Just how bad is the movie 'Truth' that will be released tomorrow? So bad that even the notoriously liberal Vox is mocking it. Vox writer Todd VanDerWerff goes so far as to describe it as an example of why "so many people hate Hollywood liberals." As we shall see even Dan Rather in 2004 disagreed with the premise of "Truth."
Movies like Truth are why so many people hate "Hollywood liberals."
The central problem with Truth is how thoroughly it stacks its deck. It's not really comfortable with the idea that its central characters got something wrong, so it continues to insist — long past the point of reasonableness — that they got everything right, that even the famously suspicious memos that led to so many of their firings were never definitively proved fake (that's because they also can't be definitively proved genuine).

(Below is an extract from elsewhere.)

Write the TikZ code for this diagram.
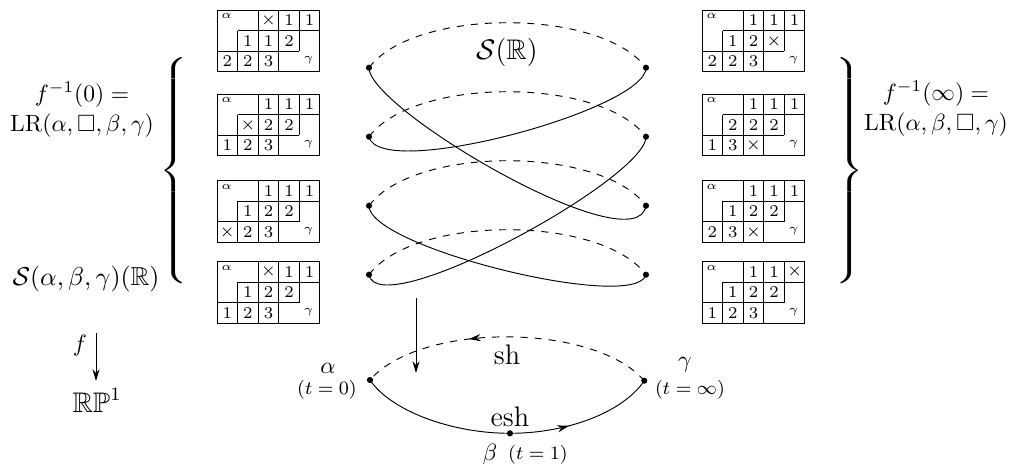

It really wants you to think they got the right story and were buried for it.
Which is bullshit. The characters at the film's center — led by veteran producer Mary Mapes (Cate Blanchett) — got rolled by a flimsy source whose background they didn't spend nearly enough time checking, a man who obtained mysterious documents under mysterious circumstances, then completely undercut his own story as soon as the temperature started to rise. (Perhaps tellingly, the film is based on Mapes's book.)
...first-time director James Vanderbilt shoots his heroes in soft focus, like they're real-life versions of Gregory Peck as Atticus Finch, the only people willing to stand up for what's good and right in a world gone mad. "The rest of the story was airtight!" the movie argues, "So who cares about those memos? (Also, the memos were totally real and nobody wanted you to know that.)"
That's all well and good for an argument in an online comments section, but in a movie that purports to be about finding the truth, it ignores how a mistake that fundamental is slightly different from, say, spelling someone's name incorrectly. The movie refuses to acknowledge its characters as anything other than glistening heroes, and that's its undoing.
...the origin of those memos doesn't hold up to any real scrutiny. Getting the story is important, yes, but sourcing is even more important, and that's where the two fell down on the job. (This is to say nothing of Mapes's contact with the John Kerry campaign, which literally comes out of nowhere in the film and is handled poorly.)
... this sort of liberal agitprop rarely serves to do anything other than puff up egos and make people feel good for believing what they do.
Finally, even the Dan Rather of 2004, in the wake of the scandal, disagreed with "Truth" and Dan Rather 2015 as he states in this apology video:
The failure of CBS News to do just that, to properly, fully scrutinize the documents and their source led to our airing the documents when we should not have done so. It was a mistake. CBS News deeply regrets it. Also I want to say personally and directly, I'm sorry.